> _Stated task_
Find every line below that contains the word "this" and copy it out.

(Rows from a dataset of charts and code)
##############################

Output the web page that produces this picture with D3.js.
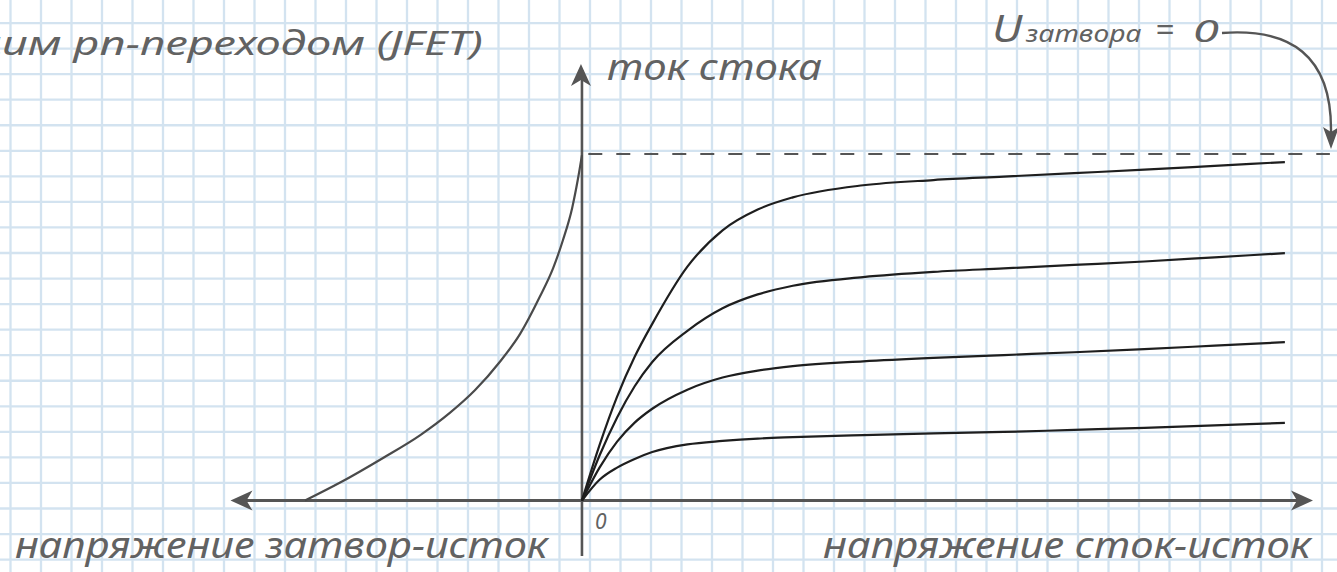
<!DOCTYPE html>
<html>
<head>
<meta charset="utf-8">
<script src="https://cdn.jsdelivr.net/npm/d3@7"></script>
<style>
  html, body { margin: 0; padding: 0; background: #fff; }
  svg { display: block; }
  text { font-family: "Noto Sans", sans-serif; font-style: italic; fill: #626262; }
</style>
</head>
<body>
<script>
// Output characteristics: drain current vs drain-source voltage for four gate voltages
const vds = [0, 0.25, 0.5, 0.75, 1, 1.5, 2, 2.5, 3, 4, 5, 6, 7, 8, 9, 10];
const idGate0 = [0, 1.6, 3.0, 4.15, 5.1, 6.75, 7.8, 8.4, 8.75, 9.1, 9.25, 9.35, 9.45, 9.55, 9.66, 9.77];
const idGate1 = [0, 1.3, 2.4, 3.3, 4.0, 4.9, 5.55, 5.95, 6.2, 6.45, 6.6, 6.7, 6.8, 6.9, 7.02, 7.14];
const idGate2 = [0, 0.95, 1.7, 2.25, 2.65, 3.2, 3.55, 3.75, 3.88, 4.02, 4.12, 4.2, 4.28, 4.37, 4.47, 4.57];
const idGate3 = [0, 0.6, 0.95, 1.2, 1.4, 1.62, 1.72, 1.79, 1.83, 1.89, 1.94, 1.98, 2.04, 2.1, 2.17, 2.24];

// Transfer characteristic: drain current vs gate-source voltage
const vgs = [-3.94, -3.44, -2.83, -2.30, -1.88, -1.52, -1.17, -0.88, -0.60, -0.41, -0.27, -0.14, -0.06, 0];
const idTransfer = [0, 0.52, 1.23, 1.89, 2.53, 3.19, 4.0, 4.81, 5.88, 6.71, 7.52, 8.44, 9.25, 9.97];

const idss = 10;          // saturation current at zero gate voltage
const axisX = [-5, 10.4]; // gate-source (left) / drain-source (right)
const axisY = [-1.6, 12.6];

const labels = {
  title: "Полевой транзистор с управляющим pn-переходом (JFET)",
  titleVisible: "им pn-переходом (JFET)",
  yAxis: "ток стока",
  gateU: "U",
  gateSub: "затвора",
  gateEq: "=",
  gateZero: "0",
  origin: "0",
  xLeft: "напряжение затвор-исток",
  xRight: "напряжение сток-исток"
};

const W = 1337, H = 572;
const svg = d3.select("body").append("svg").attr("width", W).attr("height", H);

// graph-paper background
const gridColor = "#d3e3f0";
const grid = svg.append("g");
d3.range(10.5, W + 1, 30.5).forEach(gx => {
  grid.append("line").attr("x1", gx).attr("x2", gx).attr("y1", 0).attr("y2", H)
    .attr("stroke", gridColor).attr("stroke-width", 2.3);
});
d3.range(-2.5, H + 1, 25.55).forEach(gy => {
  grid.append("line").attr("x1", 0).attr("x2", W).attr("y1", gy).attr("y2", gy)
    .attr("stroke", gridColor).attr("stroke-width", 2.3);
});

const x = d3.scaleLinear().domain(axisX).range([230.5, 1313]);
const y = d3.scaleLinear().domain(axisY).range([556, 64]);

const axisColor = "#555";

// axes
svg.append("line").attr("x1", x(axisX[0]) + 6).attr("x2", x(axisX[1]) - 6)
  .attr("y1", y(0)).attr("y2", y(0)).attr("stroke", axisColor).attr("stroke-width", 3);
svg.append("line").attr("x1", x(0)).attr("x2", x(0))
  .attr("y1", y(axisY[0])).attr("y2", y(axisY[1]) + 6).attr("stroke", axisColor).attr("stroke-width", 2.6);

function arrowHead(tx, ty, angle) {
  // notched arrow head pointing along angle (degrees), tip at (tx, ty)
  svg.append("path")
    .attr("d", "M0,0 L-22,-10 L-16,0 L-22,10 Z")
    .attr("transform", `translate(${tx},${ty}) rotate(${angle})`)
    .attr("fill", axisColor);
}
arrowHead(x(axisX[0]), y(0), 180);
arrowHead(x(axisX[1]), y(0), 0);
arrowHead(x(0) - 1, y(axisY[1]), -90);

// saturation level
svg.append("line").attr("x1", x(0.09)).attr("x2", x(10.64))
  .attr("y1", y(idss)).attr("y2", y(idss))
  .attr("stroke", "#555").attr("stroke-width", 2).attr("stroke-dasharray", "14,14");

// transfer characteristic
const line = d3.line().x(d => x(d[0])).y(d => y(d[1])).curve(d3.curveMonotoneX);
svg.append("path").datum(d3.zip(vgs, idTransfer))
  .attr("d", line).attr("fill", "none").attr("stroke", "#4a4a4a").attr("stroke-width", 2.2);

// output characteristics
[idGate0, idGate1, idGate2, idGate3].forEach(series => {
  svg.append("path").datum(d3.zip(vds, series))
    .attr("d", line).attr("fill", "none").attr("stroke", "#1e1e1e").attr("stroke-width", 2.2);
});

// text helpers
function fitted(str, x0, x1, baseline, size) {
  return svg.append("text").attr("x", x0).attr("y", baseline)
    .attr("font-size", size)
    .attr("textLength", x1 - x0).attr("lengthAdjust", "spacingAndGlyphs")
    .text(str);
}

// title: partly runs off the left edge
const probe = svg.append("text").attr("font-size", 32).text(labels.titleVisible);
const sx = 481 / probe.node().getComputedTextLength();
probe.remove();
svg.append("text").attr("font-size", 32).attr("text-anchor", "end")
  .attr("transform", `translate(483,55) scale(${sx},1)`)
  .text(labels.title);

fitted(labels.yAxis, 607, 822, 80, 36);

// gate voltage note: big U with a smaller subscript word, stretched to its width
const gate = svg.append("text").attr("x", 0).attr("y", 0);
gate.append("tspan").attr("font-size", 38).text(labels.gateU);
gate.append("tspan").attr("font-size", 24).attr("dx", 3).text(labels.gateSub);
const gsx = 146 / gate.node().getComputedTextLength();
gate.attr("transform", `translate(992,42) scale(${gsx},1)`);

fitted(labels.gateEq, 1155, 1174, 41, 32);
fitted(labels.gateZero, 1193, 1219, 42, 31);

// pointer from "U = 0" to the top curve level
svg.append("path")
  .attr("d", `M1222,33 C1290,28 1332,55 1331,${y(idss) - 22}`)
  .attr("fill", "none").attr("stroke", axisColor).attr("stroke-width", 2.4);
svg.append("path")
  .attr("d", "M0,0 L-22,-8 L-17,0 L-22,8 Z")
  .attr("transform", `translate(1331,${y(idss) - 5}) rotate(90)`)
  .attr("fill", axisColor);

svg.append("text").attr("x", x(0) + 13).attr("y", y(0) + 28).attr("font-size", 21).text(labels.origin);

fitted(labels.xLeft, 15, 548, 558, 37);
fitted(labels.xRight, 823, 1311, 558, 37);
</script>
</body>
</html>
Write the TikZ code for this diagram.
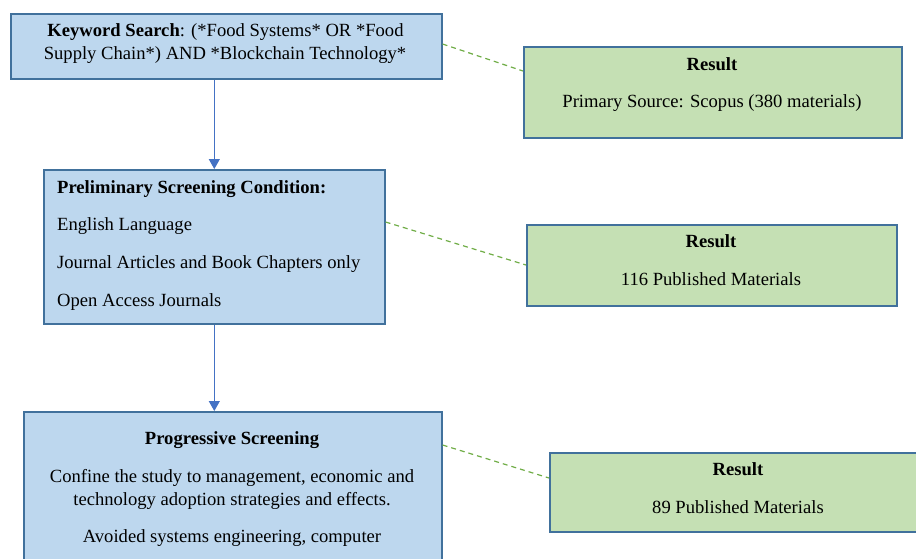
\documentclass[tikz,border=0pt]{standalone}
\usepackage{fontspec}
\setmainfont{Liberation Serif}
\usetikzlibrary{arrows.meta}
\definecolor{boxblue}{HTML}{BDD7EE}
\definecolor{boxgreen}{HTML}{C5E0B4}
\definecolor{edgeblue}{HTML}{41719C}
\definecolor{flowblue}{HTML}{4472C4}
\definecolor{linkgreen}{HTML}{70AD47}

\begin{document}
\begin{tikzpicture}[x=1pt,y=-1pt,
  stagebox/.style={draw=edgeblue, line width=1.6pt, fill=boxblue, anchor=north west, inner sep=0pt},
  resultbox/.style={draw=edgeblue, line width=1.6pt, fill=boxgreen, anchor=north west, inner sep=0pt},
  txt/.style={font=\fontsize{18.6}{22}\selectfont, inner sep=0pt, anchor=mid, yshift=-3pt},
  ltxt/.style={txt, anchor=mid west},
  flowarrow/.style={draw=flowblue, line width=1.1pt, -{Triangle[length=10pt,width=11pt]}},
  linkline/.style={draw=linkgreen, line width=1.2pt, dash pattern=on 5pt off 4pt}]

\useasboundingbox (0,0) rectangle (916,558);

% search stages
\node[stagebox, minimum width=431pt, minimum height=65pt] (kw) at (10,13) {};
\node[stagebox, minimum width=341pt, minimum height=154pt] (pre) at (43,169) {};
\node[stagebox, minimum width=418pt, minimum height=200pt] (prog) at (23,411) {};

% results of each stage
\node[resultbox, minimum width=378pt, minimum height=91pt] (res1) at (523,46) {};
\node[resultbox, minimum width=370pt, minimum height=81pt] (res2) at (526,224) {};
\node[resultbox, minimum width=378pt, minimum height=79pt] (res3) at (549,452) {};

% stage texts
\node[txt] (kw1) at (225.5,31) {\textbf{Keyword Search}: (*Food Systems* OR *Food};
\node[txt] (kw2) at (225,54) {Supply Chain*) AND *Blockchain Technology*};

\node[ltxt] (pre1) at (57,188) {\textbf{Preliminary Screening Condition:}};
\node[ltxt] (pre2) at (57,225) {English Language};
\node[ltxt] (pre3) at (57,263) {Journal Articles and Book Chapters only};
\node[ltxt] (pre4) at (57,301) {Open Access Journals};

\node[txt] (prog1) at (232,439) {\textbf{Progressive Screening}};
\node[txt] (prog2) at (232,477) {Confine the study to management, economic and};
\node[txt] (prog3) at (232,500) {technology adoption strategies and effects.};
\node[txt] (prog4) at (232,537) {Avoided systems engineering, computer};

% result texts
\node[txt] (r1a) at (712,65) {\textbf{Result}};
\node[txt] (r1b) at (712,102) {Primary Source: Scopus (380 materials)};
\node[txt] (r2a) at (711,242) {\textbf{Result}};
\node[txt] (r2b) at (711,280) {116 Published Materials};
\node[txt] (r3a) at (738,470) {\textbf{Result}};
\node[txt] (r3b) at (738,508) {89 Published Materials};

% flow between stages
\draw[flowarrow] (kw.south -| pre.north) -- (pre.north);
\draw[flowarrow] (pre.south) -- (pre.south |- prog.north);

% links from stages to results
\draw[linkline] ([yshift=-31pt]kw.north east) -- ([yshift=-25pt]res1.north west);
\draw[linkline] ([yshift=-53pt]pre.north east) -- ([yshift=-41pt]res2.north west);
\draw[linkline] ([yshift=-34pt]prog.north east) -- ([yshift=-26pt]res3.north west);
\end{tikzpicture}
\end{document}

##############################

> _Complete answer_
Output the web page that produces this picture with D3.js.
Write the TikZ code for this diagram.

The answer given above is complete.